Several real estate developers are vying to build toy company Hasbro a consolidated Rhode Island headquarters, but only one would bring life to the site of a much-maligned downtown Providence eyesore.

Paolino Properties and Gilbane Development are proposing a 36-story tower for Hasbro on the site of the vacant Superman Building. The skyscraper would be demolished in favor of a new tower.

The toy company, which has been in talks to acquire rival Mattel, employs 1,600 people in Rhode Island, Go Local Prov reports. It had been reported to be exploring options for its corporate headquarters, including renovating its Pawtucket campus or relocating elsewhere in the state. Hasbro also has an office in downtown Providence at 1 Hasbro Place. 

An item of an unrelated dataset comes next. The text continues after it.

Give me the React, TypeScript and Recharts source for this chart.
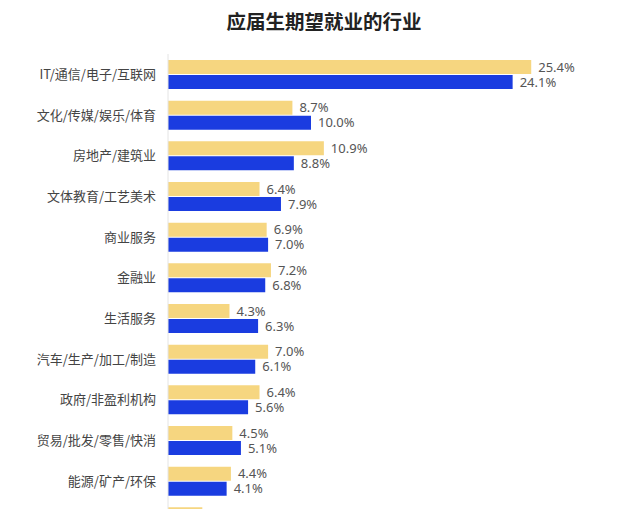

The 428-foot Superman Building, formally known as 111 Westminster St., became vacant shortly after Bank of America announced in 2012 it would not renew its lease. Both the city and state have since explored how to rehabilitate it. Paolino Properties Managing Partner and former Providence Mayor Joseph Paolino Jr. told Bisnow in September the building had become a symbol to the city and “the big thing Providence needs downtown is for that building to get occupied.” 

Total demolition is a departure from earlier plans. Paolino owns an adjacent parking lot to Superman and worked with the tower’s owner, High Rock Development, to pitch the combined site to Citizens Bank when it was looking for a new corporate headquarters in 2014. The proposal called for a new tower on the Paolino lot and rehabilitation for Superman. Citizens instead decided to build a corporate campus in Johnston, Rhode Island. 

The new tower proposal could be cost-effective, as it has previously been estimated to cost as much as $115M to rehabilitate the dormant skyscraper. High Rock bought it for $33.2M in 2008. 

Paolino and Gilbane Development Chairman and CEO Robert Gilbane declined to comment for this story.